After about ten minutes of DDR, the back of my T-shirt would be saturated with sweat. My heart beat faster than the music. The workout made me aware of my body, its capability and even grace. By the time my senior year rolled around, I was playing DDR hours at a time, on home pads and PlayStation mixes or in arcades throughout Colorado’s Front Range.

Around this time, I finally worked up the courage to hold a boy’s hand. His name was Chris, a senior at another Colorado Springs high school. The two of us were in a community-theater production of Dracula: The Musical? (The question mark was part of the title. Don’t look it up.). He was Dracula; I was Van Helsing. He left a plum-sized hickey on my neck and said it was part of the show. His touch was absolutely necessary—I had spent all seventeen years of my life waiting for it. We broke up after about a month.

I don’t think it’s a coincidence that my love affair with DDR coincided with my first bodily experiences of love with other men. DDR got me comfortable with having a body, a comfort whose need I couldn’t articulate until then. That was the exciting thing about DDR: it was a physical, embodied performance in a space (the arcade) typically not associated with the body. When I played DDR, galloping through 9-footers like “Insertion” and “So Deep,” crowds of mall-going passersby would form around the machine, marveling at what my flesh could do.

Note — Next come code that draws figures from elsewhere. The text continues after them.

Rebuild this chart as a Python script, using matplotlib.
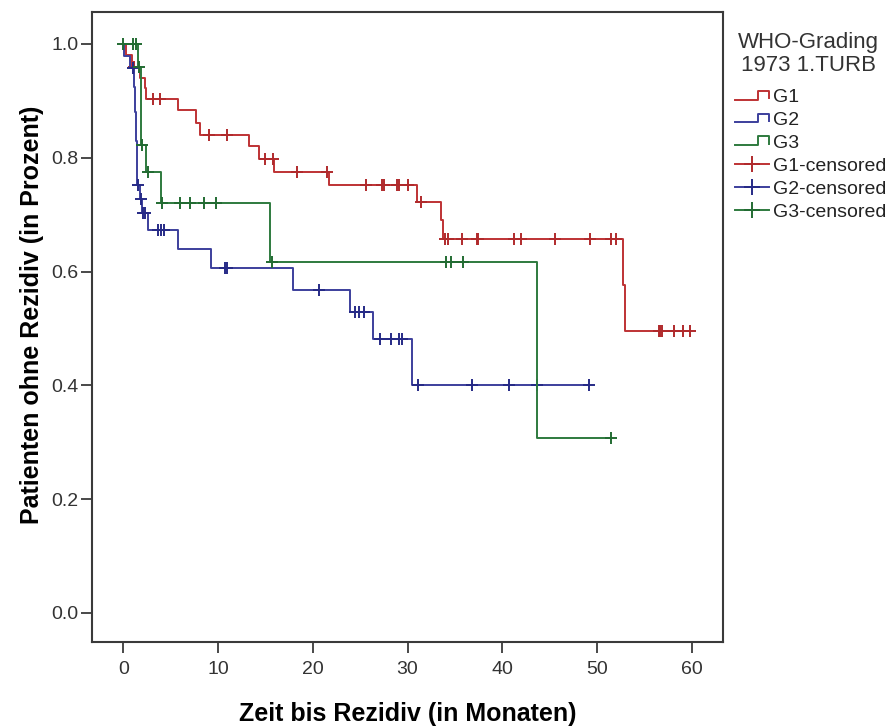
import numpy as np
import matplotlib
matplotlib.use("Agg")
import matplotlib.pyplot as plt
from matplotlib.lines import Line2D
from matplotlib.legend_handler import HandlerBase

plt.rcParams['font.family'] = ['Liberation Sans', 'DejaVu Sans']

# Kaplan-Meier Stufen (Zeit in Monaten, Anteil ohne Rezidiv)
g1_t = [0, 0.3, 0.9, 1.8, 2.3, 2.4, 5.8, 7.7, 8.1, 13.3, 14.3, 15.9, 21.7,
        31.0, 33.5, 33.7, 52.7, 53.0]
g1_s = [1.0, 0.981, 0.960, 0.940, 0.922, 0.903, 0.884, 0.861, 0.840, 0.820,
        0.797, 0.774, 0.752, 0.723, 0.690, 0.658, 0.577, 0.495]
g1_c = [1.1, 3.1, 3.9, 9.1, 10.9, 15.0, 15.8, 18.3, 21.5, 25.6, 27.3, 27.5,
        28.9, 29.1, 30.0, 31.4, 34.0, 34.3, 35.8, 37.3, 37.4, 41.2, 42.0,
        45.6, 49.3, 51.5, 52.0, 56.5, 56.7, 56.9, 58.1, 59.1, 59.8]

g2_t = [0, 0.05, 0.7, 1.1, 1.2, 1.3, 1.4, 1.5, 1.75, 2.0, 2.6, 5.8, 9.25,
        17.9, 23.9, 26.4, 30.45]
g2_s = [1.0, 0.978, 0.957, 0.925, 0.880, 0.830, 0.790, 0.752, 0.727, 0.703,
        0.673, 0.639, 0.606, 0.568, 0.528, 0.481, 0.401]
g2_c = [1.0, 1.6, 1.85, 2.1, 2.3, 3.7, 4.0, 4.3, 10.75, 11.0, 20.7, 24.5,
        24.9, 25.4, 27.1, 28.3, 29.1, 29.4, 31.1, 36.8, 40.75, 43.7, 49.2]

g3_t = [0, 1.55, 1.85, 2.35, 4.0, 15.5, 43.7]
g3_s = [1.0, 0.960, 0.822, 0.774, 0.720, 0.616, 0.308]
g3_c = [0.0, 1.0, 1.3, 1.65, 2.0, 2.6, 4.1, 6.0, 7.0, 8.5, 9.8, 15.7, 34.1,
        34.6, 35.9, 51.5]

gruppen = ['G1', 'G2', 'G3']
farben = ['#BE3234', '#3C3F9C', '#2E7A3E']
marker_farben = ['#B02A2C', '#262A86', '#226B32']


class StufenHandler(HandlerBase):
    # kleines Stufen-Symbol wie bei SPSS
    def create_artists(self, legend, orig_handle, xdescent, ydescent,
                       width, height, fontsize, trans):
        xs = np.array([0.0, 0.68, 0.68, 1.0, 1.0]) * width - xdescent
        ys = np.array([0.2, 0.2, 0.85, 0.85, 0.3]) * height - ydescent
        l = Line2D(xs, ys, color=orig_handle.get_color(),
                   lw=orig_handle.get_linewidth(), transform=trans)
        return [l]


fig = plt.figure(figsize=(8.88, 7.27), dpi=100)
ax = fig.add_axes([0.1036, 0.1169, 0.7106, 0.8666])

daten = [(g1_t, g1_s, g1_c), (g2_t, g2_s, g2_c), (g3_t, g3_s, g3_c)]
stufen_handles = []
zensiert_handles = []
for (t, s, c), name, f, mf in zip(daten, gruppen, farben, marker_farben):
    t = np.array(t)
    s = np.array(s)
    c = np.array(c)
    ende = max(t[-1], c[-1])
    x = np.r_[t, ende]
    y = np.r_[s, s[-1]]
    ln, = ax.plot(x, y, drawstyle='steps-post', color=f, lw=1.4, label=name)
    # Zensierte Werte auf der Kurve
    idx = np.searchsorted(t, c, side='right') - 1
    ax.plot(c, s[idx], ls='none', marker='+', ms=8, mew=1.4, color=mf)
    stufen_handles.append(ln)
    zensiert_handles.append(Line2D([], [], color=f, lw=1.4, marker='+',
                                   ms=11, mew=1.4, mec=mf))

ax.set_xlim(-3.3, 63.3)
ax.set_ylim(-0.051, 1.056)
ax.set_xticks(np.arange(0, 61, 10))
ax.set_yticks(np.arange(0, 1.01, 0.2))
ax.set_yticklabels(['%.1f' % v for v in np.arange(0, 1.01, 0.2)])

for sp in ax.spines.values():
    sp.set_color('#3A3A3A')
    sp.set_linewidth(1.5)
ax.tick_params(axis='both', direction='out', length=8, width=1.3,
               color='#3A3A3A', labelsize=14, labelcolor='#333333')
ax.tick_params(axis='y', pad=1.5)
ax.tick_params(axis='x', pad=6)

ax.set_xlabel('Zeit bis Rezidiv (in Monaten)', fontsize=18, fontweight='bold')
ax.set_ylabel('Patienten ohne Rezidiv (in Prozent)', fontsize=18,
              fontweight='bold')
ax.xaxis.set_label_coords(0.5, -0.096)
ax.yaxis.set_label_coords(-0.076, 0.52)

# Legendentitel separat, zentriert ueber den Eintraegen
fig.text(0.91, 0.956, 'WHO-Grading\n1973 1.TURB', ha='center', va='top',
         multialignment='center', fontsize=16, color='#333333',
         linespacing=1.1)

labels = gruppen + [g + '-censored' for g in gruppen]
handler = {h: StufenHandler() for h in stufen_handles}
leg = ax.legend(stufen_handles + zensiert_handles, labels,
                handler_map=handler, loc='upper left',
                bbox_to_anchor=(0.8164, 0.8914),
                bbox_transform=fig.transFigure, frameon=False,
                fontsize=14, borderpad=0, handlelength=1.75,
                handletextpad=0.2, labelspacing=0.27, numpoints=1)
for txt in leg.get_texts():
    txt.set_color('#222222')

fig.savefig('out.png', dpi=100)
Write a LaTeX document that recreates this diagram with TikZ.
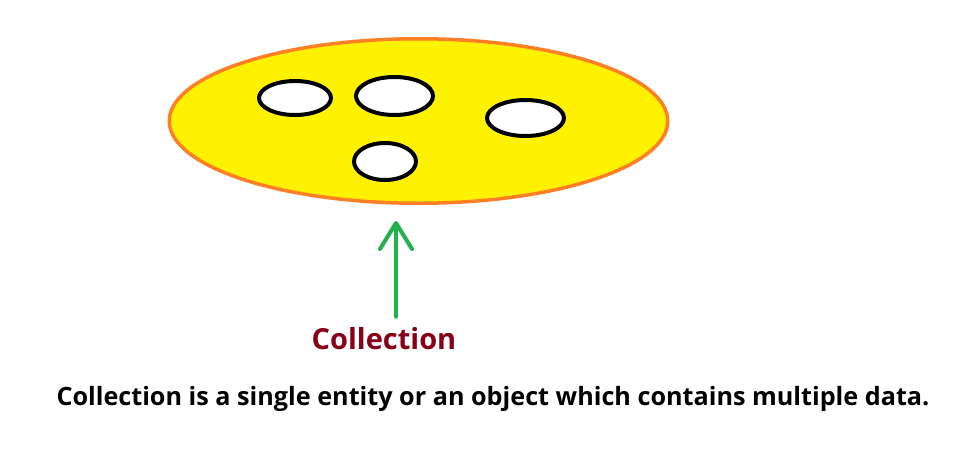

Later in my senior year, I met Ben, a college junior at the University of Denver, through DDR. I stayed overnight in his dorm room, shared his twin mattress, stayed up all night talking and … not talking. He took photos of me in his bed as the morning light came through his dorm room’s venetian blinds. I drove back to Colorado Springs still too aglow to worry about falling asleep at the wheel.

I trace this glow back to the unnamed guy’s T-shirt at Circus Maximus. The nice naughtiness of his fashion statement passed through Levine to Miquel Brown to Me & My to Konami and then to me, along with who knows how many intent listeners along the way. Though it was within the confines DDR’s four light-up arrows, dancing to “So Many Men” felt revolutionary.